I sent that design off to Ponoko for a quote. And then I fell over, coz US$60 for the aluminium sheet, US$50 for the laser cutting, and US$100 for the shipping, coz they don’t cut metal in NZ. I asked some more local cutters and they said a worse price. Errr… no. Instead, I just had some long showers and pondered, until I came up with another way to do it.
Print out the design full scale, glue the design to a sheet of aluminium from the pile in the workshop, and use that design as a guide to drill some holes free-hand:

Round the corners, deburr, run an orbital sander over the surface, tidy up, and it’s done:

Things I’ve learnt from this project:
1) Laser cutting metal is still really expensive.
2) Absolute positional accuracy is still really expensive. If you can design it away, then do so.
3) Per dollar, laser printers are astoundingly accurate pieces of kit.
4) Brushed finishes on aluminium hide a multitude of sins. Orbital sanders FTW!

6 thoughts on “Not quite laser-cut heat shield for the snug”

  1. [This may be a duplicate; there was no “waiting moderation” notification, and no comment, so I’m trying again.]

    I expect “absolute positional accuracy” will always be “really expensive” for varying definitions of “accuracy” and “expensive”: ie, they’ll always be positively correlated in a way that forces you to trade one for the other. It appears “looks approximately like what I first had in mind, from a distance” was sufficient accuracy here (and FWIW, I’d have made the same choice) — I’m sure that greatly helped the manufacturability.

    However I’m slightly surprised by the choice of aluminium as a “heat shield” — I’d always considered aluminium to be a pretty good *conductor* of heat (eg, used in heatsinks to *conduct* heat away), rather than a shield. Was the choice just “less flammable” (at least in that form factor!), “easy to work with”, and “looks good”? Or am I missing some property of aluminium that makes it particularly suitable for this sort of heat shield?

    Ewen

    1. Aluminium is a great conductor, but conduction isn’t what’s happening here.

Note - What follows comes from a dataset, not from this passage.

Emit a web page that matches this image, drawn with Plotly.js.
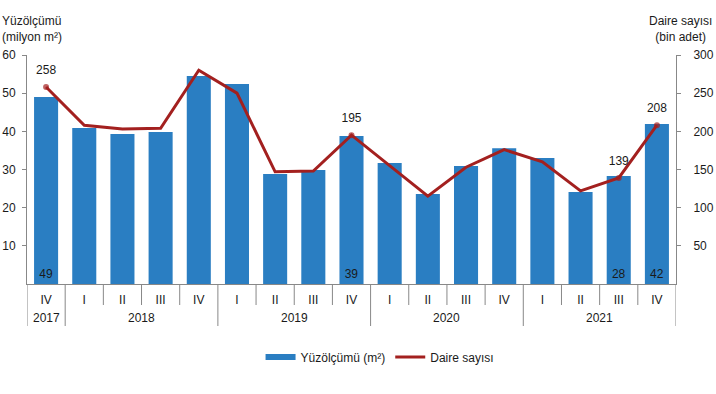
<!DOCTYPE html>
<html><head><meta charset="utf-8">
<script src="https://cdn.plot.ly/plotly-3.0.1.min.js"></script>
<style>html,body{margin:0;padding:0;background:#fff}#chart{width:716px;height:394px}</style>
</head><body><div id="chart"></div>
<script>
const years = ["2017","2018","2018","2018","2018","2019","2019","2019","2019","2020","2020","2020","2020","2021","2021","2021","2021"];
const quarters = ["IV","I","II","III","IV","I","II","III","IV","I","II","III","IV","I","II","III","IV"];
const area = [49,40.9,39.3,39.8,54.5,52.4,28.8,29.9,38.8,31.7,23.6,30.9,35.6,33.0,24.1,28.3,41.9];
const areaLabels = ["49","","","","","","","","39","","","","","","","28","42"];
const dwellings = [258,208,203,204,280,250,147,148,195,155,115,153,176,160,122,139,208];
const dwellingLabels = ["258","","","","","","","","195","","","","","","","139","208"];

const font = {family:"Liberation Sans, Arial, sans-serif", size:12, color:"#1a1a1a"};
const keys = years.map((y, i) => y + " " + quarters[i]);
const barColor = "#2A7EC2", lineColor = "#A3201F", axisColor = "#888";

// plot area in pixels: left 27, right 676, top 55, bottom 284
const plotH = 229;
const py = (px) => (284 - px) / plotH;

// year groups
const groups = [];
years.forEach((y, i) => {
  if (!groups.length || groups[groups.length - 1].year !== y) groups.push({year: y, start: i, end: i});
  else groups[groups.length - 1].end = i;
});

const shapes = [];
const isGroupStart = new Set(groups.map(g => g.start));
for (let b = 0; b <= keys.length; b++) {
  const major = b === 0 || b === keys.length || isGroupStart.has(b);
  shapes.push({type:"line", xref:"x", yref:"paper", x0:b - 0.5, x1:b - 0.5,
               y0:0, y1:major ? py(326) : py(305), line:{color:axisColor, width:1}});
}

const annotations = groups.map(g => ({
  xref:"x", yref:"paper", x:(g.start + g.end) / 2, y:py(318), yanchor:"middle", xanchor:"center",
  text:g.year, showarrow:false, font:font
}));
annotations.push(
  {xref:"paper", yref:"paper", x:-27/649, y:py(12), xanchor:"left", yanchor:"top", align:"left",
   text:"Yüzölçümü<br>(milyon m²)", showarrow:false, font:font},
  {xref:"paper", yref:"paper", x:(714-27)/649, y:py(12), xanchor:"right", yanchor:"top", align:"center",
   text:"Daire sayısı<br>(bin adet)", showarrow:false, font:font}
);

const traces = [
  {type:"bar", x:keys, y:area, name:"Yüzölçümü (m²)", marker:{color:barColor}, showlegend:false,
   text:areaLabels, textposition:"inside", insidetextanchor:"start",
   textfont:{family:font.family,size:12,color:"#1a1a1a"}, hoverinfo:"none", cliponaxis:false},
  {type:"scatter", mode:"lines", x:[keys[0]], y:[null], name:"Yüzölçümü (m²)",
   line:{color:barColor, width:6}, hoverinfo:"none"},
  {type:"scatter", mode:"lines+markers", x:keys, y:dwellings, yaxis:"y2", name:"Daire sayısı",
   line:{color:lineColor, width:3},
   marker:{color:lineColor, size:dwellingLabels.map(t => t ? 6 : 0), line:{width:0}},
   hoverinfo:"none", cliponaxis:false},
  {type:"scatter", mode:"markers+text", x:keys, y:dwellings, yaxis:"y2", showlegend:false,
   marker:{color:"rgba(0,0,0,0)", size:15, line:{width:0}},
   text:dwellingLabels, textposition:"top center",
   textfont:{family:font.family,size:12,color:"#1a1a1a"}, hoverinfo:"none", cliponaxis:false}
];

const layout = {
  width:716, height:394,
  margin:{l:27, r:40, t:55, b:110, autoexpand:false},
  font:font,
  paper_bgcolor:"#fff", plot_bgcolor:"#fff",
  bargap:0.37,
  showlegend:true,
  legend:{orientation:"h", x:0.544, xanchor:"center", y:py(357), yanchor:"middle", font:font},
  xaxis:{type:"category", automargin:false, showline:true, linecolor:axisColor, linewidth:1,
         tickvals:keys, ticktext:quarters, ticks:"", ticklabelstandoff:5,
         showgrid:false, tickfont:font, range:[-0.5, keys.length - 0.5]},
  yaxis:{range:[0,60], automargin:false, tickvals:[10,20,30,40,50,60], showgrid:false, zeroline:false,
         showline:true, linecolor:axisColor, ticks:"outside", ticklen:4, tickcolor:axisColor,
         ticklabelstandoff:4, tickfont:font},
  yaxis2:{range:[0,300], automargin:false, overlaying:"y", side:"right", tickvals:[50,100,150,200,250,300],
          showgrid:false, zeroline:false, showline:true, linecolor:axisColor,
          ticks:"outside", ticklen:4, tickcolor:axisColor, ticklabelstandoff:10, tickfont:font},
  shapes:shapes,
  annotations:annotations
};
Plotly.newPlot("chart", traces, layout, {staticPlot:true});
</script></body></html>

      The heat input is infra-red radiation from the chimney of the wood burner. When that falls on the steel side of the amp or the wooden edges of the shelves, about 80% of the heat is absorbed. When it falls on the aluminium heat shield, about 10% is absorbed, the rest is reflected away. So the aluminium is bouncing back most of the energy, leading to the side of amp changing from worryingly hot to not at all a problem.

      (And then, for bonus points, the aluminium is cooled by air convection, and then is re-radiates heat too, but half of that re-radiation goes back towards the chimney. And radiation depends upon the fourth power of the temperature of the emitter, so really, fuck all heat is getting through.)

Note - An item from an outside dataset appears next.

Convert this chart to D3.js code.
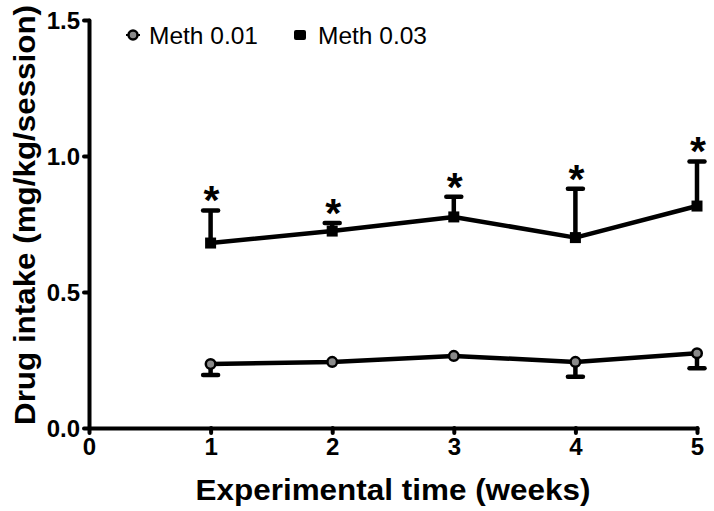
<!DOCTYPE html>
<html><head><meta charset="utf-8">
<script src="https://cdn.jsdelivr.net/npm/d3@7"></script>
<style>body{margin:0;background:#fff}svg{display:block}text{font-family:"Liberation Sans",Arial,sans-serif}</style>
</head><body><svg id="c" width="714" height="511"></svg>
<script>
const weeks = [1, 2, 3, 4, 5];
const seriesNames = ["Meth 0.01", "Meth 0.03"];
const meth001 = [0.235, 0.243, 0.265, 0.243, 0.275];
const meth001Err = [0.04, 0.0, 0.0, 0.055, 0.055];
const meth003 = [0.68, 0.724, 0.776, 0.70, 0.816];
const meth003Err = [0.12, 0.03, 0.074, 0.18, 0.164];
const significant = [true, true, true, true, true];
const xTicks = [0, 1, 2, 3, 4, 5];
const yTicks = [0.0, 0.5, 1.0, 1.5];

const svg = d3.select("#c");
svg.append("rect").attr("width",714).attr("height",511).attr("fill","#fff");
const x = d3.scaleLinear().domain([0,5]).range([89,697]);
const y = d3.scaleLinear().domain([0,1.5]).range([428,20]);

// axes
const yAxis = d3.axisLeft(y).tickValues(yTicks).tickFormat(d3.format(".1f")).tickSize(5).tickSizeOuter(0).tickPadding(4);
const gy = svg.append("g").attr("transform","translate(89,0)").call(yAxis);
const xAxis = d3.axisBottom(x).tickValues(xTicks).tickFormat(d3.format("d")).tickSize(5).tickSizeOuter(0).tickPadding(5);
const gx = svg.append("g").attr("transform","translate(0,428)").call(xAxis);
[gx,gy].forEach(g=>{
  g.select(".domain").attr("stroke","#000").attr("stroke-width",4).attr("stroke-linecap","round");
  g.selectAll(".tick line").attr("stroke","#000").attr("stroke-width",4).attr("stroke-linecap","round");
  g.selectAll(".tick text").attr("fill","#000").attr("font-size",24).attr("font-weight","bold")
   .style("font-family",'"Liberation Sans",Arial,sans-serif');
});
gy.selectAll(".tick text").attr("dy","0.36em");
gx.selectAll(".tick text").attr("dy","0.72em");

// lines
const line = d3.line().x((d,i)=>x(weeks[i])).y(d=>y(d));
svg.append("path").datum(meth001).attr("d",line).attr("fill","none").attr("stroke","#000").attr("stroke-width",4.5).attr("stroke-linejoin","round");
svg.append("path").datum(meth003).attr("d",line).attr("fill","none").attr("stroke","#000").attr("stroke-width",4.5).attr("stroke-linejoin","round");

// error bars
function errBars(vals, errs, dir){
  const g = svg.append("g");
  vals.forEach((v,i)=>{
    if(!errs[i]) return;
    const e = v + dir*errs[i];
    g.append("line").attr("x1",x(weeks[i])).attr("x2",x(weeks[i])).attr("y1",y(v)).attr("y2",y(e)).attr("stroke","#000").attr("stroke-width",4.5);
    g.append("line").attr("x1",x(weeks[i])-7.5).attr("x2",x(weeks[i])+7.5).attr("y1",y(e)).attr("y2",y(e)).attr("stroke","#000").attr("stroke-width",4.5).attr("stroke-linecap","round");
  });
}
errBars(meth003, meth003Err, 1);
errBars(meth001, meth001Err, -1);

// markers
svg.append("g").selectAll("rect").data(meth003).join("rect")
  .attr("x",(d,i)=>x(weeks[i])-5.5).attr("y",d=>y(d)-5.5).attr("width",11).attr("height",11).attr("fill","#000");
svg.append("g").selectAll("circle").data(meth001).join("circle")
  .attr("cx",(d,i)=>x(weeks[i])).attr("cy",d=>y(d)).attr("r",4.8).attr("fill","#8a8a8a").attr("stroke","#000").attr("stroke-width",2.5);

// asterisks
svg.append("g").selectAll("text").data(meth003.map((v,i)=>({v,i})).filter(d=>significant[d.i])).join("text")
  .attr("x",d=>x(weeks[d.i])+1).attr("y",d=>y(d.v+meth003Err[d.i])+4).attr("text-anchor","middle")
  .attr("font-size",41).attr("font-weight","bold").text("*");

// legend
const lg = svg.append("g");
lg.append("line").attr("x1",126).attr("x2",140).attr("y1",35).attr("y2",35).attr("stroke","#000").attr("stroke-width",2);
lg.append("circle").attr("cx",133).attr("cy",35).attr("r",4.5).attr("fill","#8a8a8a").attr("stroke","#000").attr("stroke-width",2.5);
lg.append("text").attr("x",149).attr("y",44).attr("font-size",24.5).text(seriesNames[0]);
lg.append("rect").attr("x",294).attr("y",30).attr("width",12).attr("height",10).attr("rx",2).attr("fill","#000");
lg.append("text").attr("x",318).attr("y",44).attr("font-size",24.5).text(seriesNames[1]);

// titles
svg.append("text").attr("x",393).attr("y",500).attr("text-anchor","middle").attr("font-size",29).attr("font-weight","bold")
  .attr("textLength",395).attr("lengthAdjust","spacingAndGlyphs").text("Experimental time (weeks)");
svg.append("text").attr("transform","translate(35,215) rotate(-90)").attr("text-anchor","middle").attr("font-size",29).attr("font-weight","bold")
  .attr("textLength",420).attr("lengthAdjust","spacingAndGlyphs").text("Drug intake (mg/kg/session)");
</script></body></html>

      1. It’s obvious when you explain it: aluminium is a pretty good reflector, and will hold a fairly reflective surface pretty easily (more so than most metals, particularly most easily worked metals). I was thinking shield in the sense of “doesn’t absorb/conduct heat” and you have shield in the sense of “reflects it away”. (Given that, I expect the choice would be different if the heat source were in material contact with the thing you were trying to protect: conduction would start to dominate over reflection.)

        Thanks for the explanation,

        Ewen

    1. Well, that was stainless steel, and $100 million of funny money from the Northern Ireland government, and involvement in drug trafficking.
      But apart from that, yes!

      It seems that brushed aluminium goes surprisingly well with oiled wood and earth floors. Who’d have thought it?